We’ve just published a paper (open-access link here) looking at non-equilibrium reaction dynamics at the surface of diamond. As shown in the video, our simulations enabled us to look at the dynamics of a slab of hydrogen capped diamond. We constructed the diamond slab so as to contain a single “dangling” surface methyl group. Diamond is a notoriously good heat conductor: from a microscopic perspective, this means that it dissipates vibrational energy extremely efficiently. So we were surprised to observe that placing some initial heat into the dangling CH3 group (by “plucking” its bonds) led to a statistically significant number of dissociation events. Not an enormous number of events, but enough to matter.

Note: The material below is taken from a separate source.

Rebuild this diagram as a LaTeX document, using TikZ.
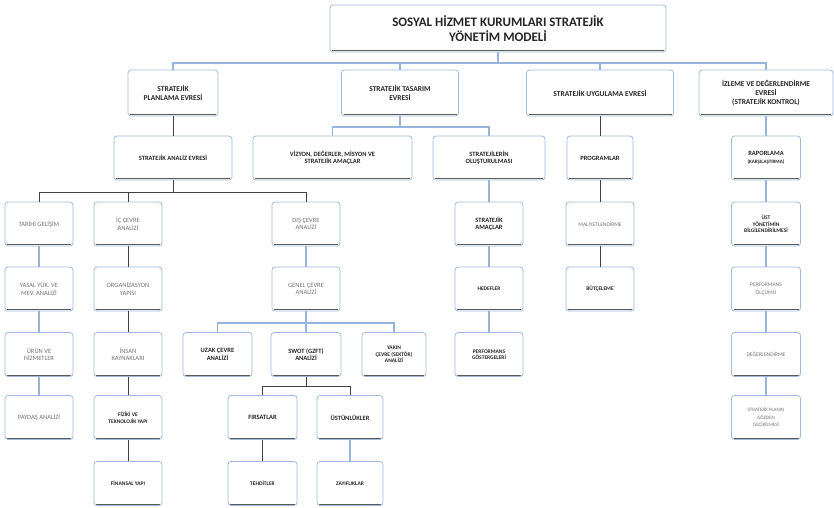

The conventional knowledge is that such events essentially have a probability of zero – owing to the fact that diamond is so efficient at heat dissipation. So we set out to understand why we observed any dissipation. To do so, we formulated an energy-grained master equation model, an area where I’ve been active for while. To some extent, this approach followed on from work we carried out back in 2009, which was aimed at understanding the competition between reaction and relaxation dynamics in organic solvents. Our 2009 study was the first to apply the energy grained master equation to reactions in condensed phases; and to the best of my knowledge, the diamond work represents the first attempt to apply the energy grained master equation to reactions at surfaces.

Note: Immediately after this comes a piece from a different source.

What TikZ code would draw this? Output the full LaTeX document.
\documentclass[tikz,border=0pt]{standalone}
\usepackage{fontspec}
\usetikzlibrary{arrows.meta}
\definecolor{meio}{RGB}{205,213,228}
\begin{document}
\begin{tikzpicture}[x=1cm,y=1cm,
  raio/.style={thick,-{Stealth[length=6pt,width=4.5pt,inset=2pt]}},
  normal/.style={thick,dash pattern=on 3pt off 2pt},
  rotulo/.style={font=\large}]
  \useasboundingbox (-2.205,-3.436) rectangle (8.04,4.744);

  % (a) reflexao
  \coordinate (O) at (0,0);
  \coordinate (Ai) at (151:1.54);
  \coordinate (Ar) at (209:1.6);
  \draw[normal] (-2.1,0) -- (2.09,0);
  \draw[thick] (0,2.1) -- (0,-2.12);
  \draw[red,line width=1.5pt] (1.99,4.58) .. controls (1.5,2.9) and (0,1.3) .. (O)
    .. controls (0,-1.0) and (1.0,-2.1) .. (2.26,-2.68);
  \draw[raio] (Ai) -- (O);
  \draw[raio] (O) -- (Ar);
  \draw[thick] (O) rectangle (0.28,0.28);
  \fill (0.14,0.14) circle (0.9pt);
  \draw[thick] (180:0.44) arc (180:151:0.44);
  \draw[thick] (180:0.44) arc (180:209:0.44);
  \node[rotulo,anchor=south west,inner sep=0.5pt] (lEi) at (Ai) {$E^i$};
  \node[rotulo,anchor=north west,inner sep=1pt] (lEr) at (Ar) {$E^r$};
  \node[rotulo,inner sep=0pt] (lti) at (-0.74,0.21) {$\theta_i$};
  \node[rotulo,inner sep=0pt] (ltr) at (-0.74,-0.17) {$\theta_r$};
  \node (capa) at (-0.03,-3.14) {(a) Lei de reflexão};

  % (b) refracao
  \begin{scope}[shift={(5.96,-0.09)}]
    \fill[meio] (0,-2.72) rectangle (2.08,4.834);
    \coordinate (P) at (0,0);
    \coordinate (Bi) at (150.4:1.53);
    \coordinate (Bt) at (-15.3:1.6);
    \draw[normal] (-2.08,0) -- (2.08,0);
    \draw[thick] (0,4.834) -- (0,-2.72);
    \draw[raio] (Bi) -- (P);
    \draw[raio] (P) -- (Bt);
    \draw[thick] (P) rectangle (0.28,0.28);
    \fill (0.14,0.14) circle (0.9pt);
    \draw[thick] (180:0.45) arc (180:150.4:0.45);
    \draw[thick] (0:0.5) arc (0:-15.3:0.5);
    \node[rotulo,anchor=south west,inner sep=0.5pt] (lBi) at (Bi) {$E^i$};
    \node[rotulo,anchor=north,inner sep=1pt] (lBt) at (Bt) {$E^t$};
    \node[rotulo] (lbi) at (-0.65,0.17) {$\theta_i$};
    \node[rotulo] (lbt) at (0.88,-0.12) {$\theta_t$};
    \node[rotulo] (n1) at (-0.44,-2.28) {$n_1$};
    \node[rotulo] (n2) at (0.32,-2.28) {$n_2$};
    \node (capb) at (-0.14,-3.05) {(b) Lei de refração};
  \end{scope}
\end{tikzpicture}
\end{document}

The big problem with a master equation representation of diamond arises from the fact that it’s not straightforward to separate the “system” degrees of freedom from the “bath” degrees of freedom. For reactions in liquids, the separation is somewhat more straightforward: it is effectively the solute/solvent distinction. For diamond, we simply tried a sensible definition: let the “system” be defined as those atoms and corresponding vibrations which were less than 3 covalent bonds away from the constituent methyl group; and let the “bath” be defined as everything else. This allowed us to calculate energy resolved rate coefficients [k(E)s] for CH3 dissociation from the “system” component of the diamond surface. The next issue a master equation approach faces is this: how do we represent the energy transfer rate from the diamond “system” to the “bath”? Our approach was to run a single long trajectory of the diamond slab (as shown in the video), and then use linear response theory to analyze the characteristic timescale for energy fluctuations within the diamond “system” to dissipate into the “bath”. Then we parameterised an energy transfer function to fit the energy decay curve. With these two ingredients – k(E)s, and an energy transfer function – we could run master equation simulations of the surface reaction dynamics. The results showed the energy dissipation from the system to the bath is definitely fast (with a timescale of ~100 fs) but that there is indeed a non-trivial probability that “prompt” CH3 dissociation events occur – i.e., prior to dissipation of all the energy.

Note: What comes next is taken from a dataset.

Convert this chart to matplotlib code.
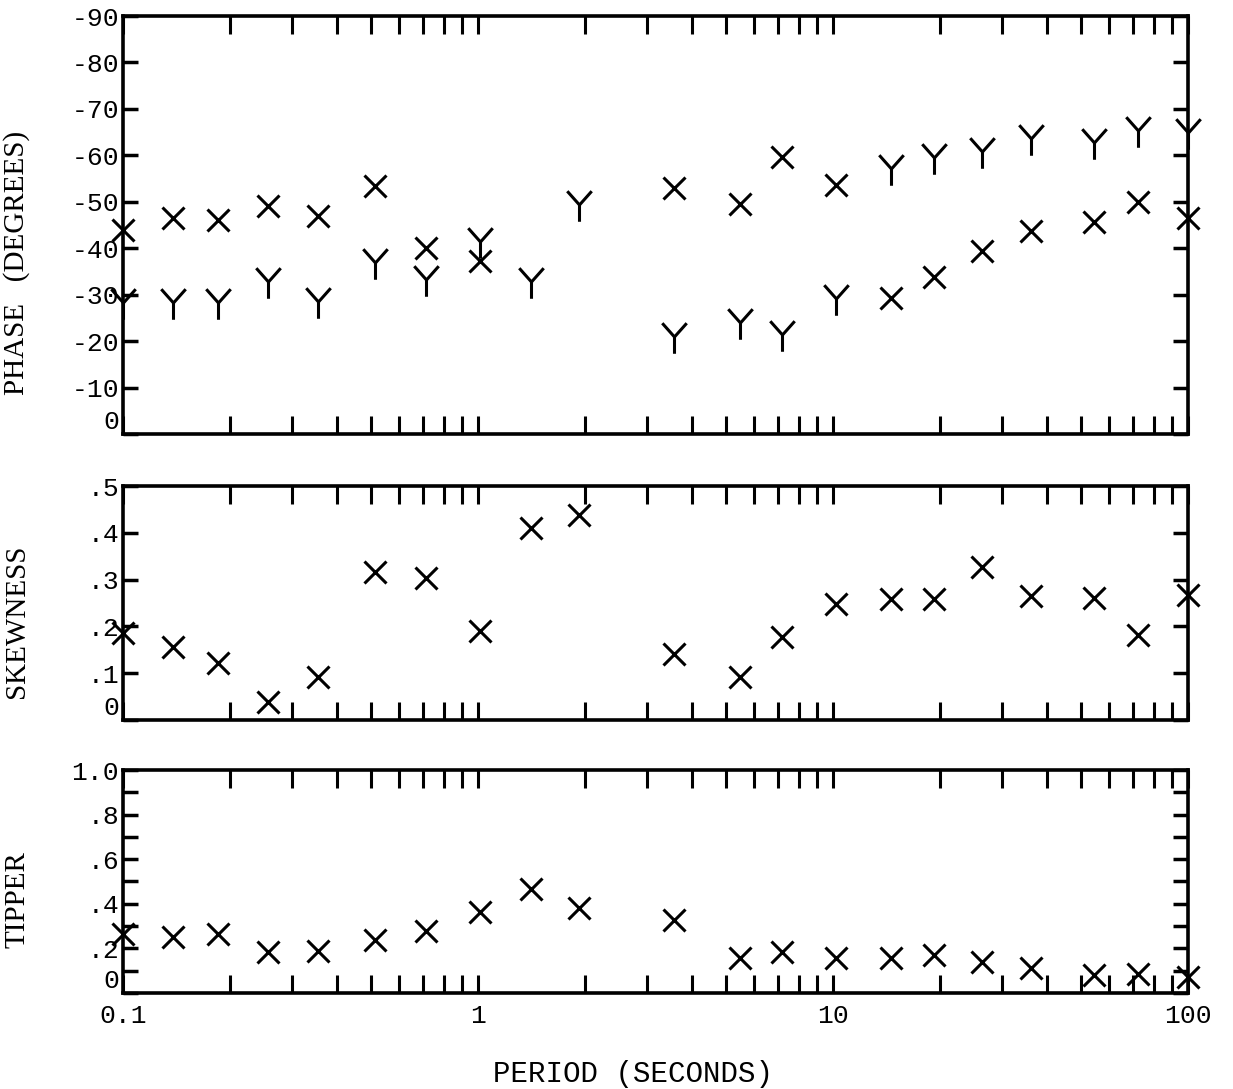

Similar to the 2009 results, we actually found that the master equation did a pretty decent job compared to full MD simulations of CH3 dissociation! But for a computational cost which is 1/100,000 the cost of running the full set of dissociative MD simulations – big savings! As the first of its kind, this work is preliminary in many important respects, but it definitely offers a viable option for relatively cheap modelling of non-equilibrium reaction dynamics at surfaces. Note that all of the input files required to run the model are being made available in MESMER, our cross-platform, open-source master equation solver.